### WHAT YOU ARE ASKED TO DO
The data below should be restated word for word, with every picture omitted.

### DATA
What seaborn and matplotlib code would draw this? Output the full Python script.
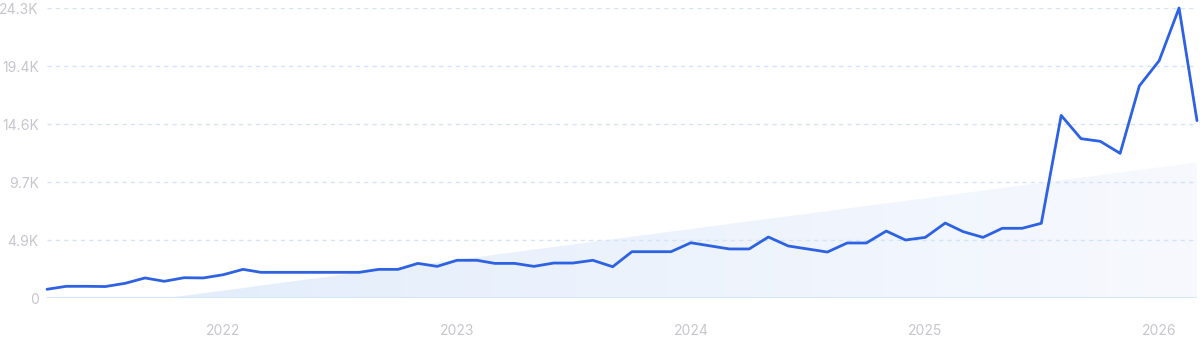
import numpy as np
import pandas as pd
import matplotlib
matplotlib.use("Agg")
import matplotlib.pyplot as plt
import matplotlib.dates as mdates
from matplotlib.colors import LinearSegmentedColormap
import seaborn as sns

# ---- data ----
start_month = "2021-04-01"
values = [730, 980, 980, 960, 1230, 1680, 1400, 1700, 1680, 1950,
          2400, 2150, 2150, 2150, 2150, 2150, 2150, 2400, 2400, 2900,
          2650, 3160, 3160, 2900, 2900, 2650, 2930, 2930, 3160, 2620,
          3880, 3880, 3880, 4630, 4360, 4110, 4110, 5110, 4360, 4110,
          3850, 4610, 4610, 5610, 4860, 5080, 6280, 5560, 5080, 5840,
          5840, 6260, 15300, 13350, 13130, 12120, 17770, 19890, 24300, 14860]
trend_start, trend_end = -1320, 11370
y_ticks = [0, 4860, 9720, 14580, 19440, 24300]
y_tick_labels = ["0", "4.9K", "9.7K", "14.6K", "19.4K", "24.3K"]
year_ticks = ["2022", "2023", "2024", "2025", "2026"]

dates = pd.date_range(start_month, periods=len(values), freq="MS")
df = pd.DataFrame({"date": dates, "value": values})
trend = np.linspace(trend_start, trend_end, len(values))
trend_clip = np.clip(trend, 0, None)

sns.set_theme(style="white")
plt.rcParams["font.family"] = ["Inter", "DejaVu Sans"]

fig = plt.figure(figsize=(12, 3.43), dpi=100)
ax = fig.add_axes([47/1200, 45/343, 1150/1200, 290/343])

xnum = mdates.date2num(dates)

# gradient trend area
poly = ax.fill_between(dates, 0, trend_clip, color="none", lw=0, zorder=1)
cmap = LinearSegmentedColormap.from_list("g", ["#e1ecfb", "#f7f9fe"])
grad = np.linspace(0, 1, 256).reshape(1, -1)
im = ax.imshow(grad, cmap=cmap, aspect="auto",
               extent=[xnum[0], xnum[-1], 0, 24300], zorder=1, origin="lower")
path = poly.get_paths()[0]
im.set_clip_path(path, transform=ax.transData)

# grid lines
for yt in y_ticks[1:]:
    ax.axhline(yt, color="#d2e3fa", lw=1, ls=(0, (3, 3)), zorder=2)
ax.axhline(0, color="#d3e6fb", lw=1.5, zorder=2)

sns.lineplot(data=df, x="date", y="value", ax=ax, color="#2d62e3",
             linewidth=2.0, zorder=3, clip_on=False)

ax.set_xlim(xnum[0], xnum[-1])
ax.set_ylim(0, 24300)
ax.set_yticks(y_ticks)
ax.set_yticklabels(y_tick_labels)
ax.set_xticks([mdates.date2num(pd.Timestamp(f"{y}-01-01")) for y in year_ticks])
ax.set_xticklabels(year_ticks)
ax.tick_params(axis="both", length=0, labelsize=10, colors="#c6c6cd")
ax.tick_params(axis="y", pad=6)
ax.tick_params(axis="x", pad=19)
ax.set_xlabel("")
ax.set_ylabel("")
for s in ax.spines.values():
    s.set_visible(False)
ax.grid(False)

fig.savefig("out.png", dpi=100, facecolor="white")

### WORKED ANSWER
What seaborn and matplotlib code would draw this? Output the full Python script.
import numpy as np
import pandas as pd
import matplotlib
matplotlib.use("Agg")
import matplotlib.pyplot as plt
import matplotlib.dates as mdates
from matplotlib.colors import LinearSegmentedColormap
import seaborn as sns

# ---- data ----
start_month = "2021-04-01"
values = [730, 980, 980, 960, 1230, 1680, 1400, 1700, 1680, 1950,
          2400, 2150, 2150, 2150, 2150, 2150, 2150, 2400, 2400, 2900,
          2650, 3160, 3160, 2900, 2900, 2650, 2930, 2930, 3160, 2620,
          3880, 3880, 3880, 4630, 4360, 4110, 4110, 5110, 4360, 4110,
          3850, 4610, 4610, 5610, 4860, 5080, 6280, 5560, 5080, 5840,
          5840, 6260, 15300, 13350, 13130, 12120, 17770, 19890, 24300, 14860]
trend_start, trend_end = -1320, 11370
y_ticks = [0, 4860, 9720, 14580, 19440, 24300]
y_tick_labels = ["0", "4.9K", "9.7K", "14.6K", "19.4K", "24.3K"]
year_ticks = ["2022", "2023", "2024", "2025", "2026"]

dates = pd.date_range(start_month, periods=len(values), freq="MS")
df = pd.DataFrame({"date": dates, "value": values})
trend = np.linspace(trend_start, trend_end, len(values))
trend_clip = np.clip(trend, 0, None)

sns.set_theme(style="white")
plt.rcParams["font.family"] = ["Inter", "DejaVu Sans"]

fig = plt.figure(figsize=(12, 3.43), dpi=100)
ax = fig.add_axes([47/1200, 45/343, 1150/1200, 290/343])

xnum = mdates.date2num(dates)

# gradient trend area
poly = ax.fill_between(dates, 0, trend_clip, color="none", lw=0, zorder=1)
cmap = LinearSegmentedColormap.from_list("g", ["#e1ecfb", "#f7f9fe"])
grad = np.linspace(0, 1, 256).reshape(1, -1)
im = ax.imshow(grad, cmap=cmap, aspect="auto",
               extent=[xnum[0], xnum[-1], 0, 24300], zorder=1, origin="lower")
path = poly.get_paths()[0]
im.set_clip_path(path, transform=ax.transData)

# grid lines
for yt in y_ticks[1:]:
    ax.axhline(yt, color="#d2e3fa", lw=1, ls=(0, (3, 3)), zorder=2)
ax.axhline(0, color="#d3e6fb", lw=1.5, zorder=2)

sns.lineplot(data=df, x="date", y="value", ax=ax, color="#2d62e3",
             linewidth=2.0, zorder=3, clip_on=False)

ax.set_xlim(xnum[0], xnum[-1])
ax.set_ylim(0, 24300)
ax.set_yticks(y_ticks)
ax.set_yticklabels(y_tick_labels)
ax.set_xticks([mdates.date2num(pd.Timestamp(f"{y}-01-01")) for y in year_ticks])
ax.set_xticklabels(year_ticks)
ax.tick_params(axis="both", length=0, labelsize=10, colors="#c6c6cd")
ax.tick_params(axis="y", pad=6)
ax.tick_params(axis="x", pad=19)
ax.set_xlabel("")
ax.set_ylabel("")
for s in ax.spines.values():
    s.set_visible(False)
ax.grid(False)

fig.savefig("out.png", dpi=100, facecolor="white")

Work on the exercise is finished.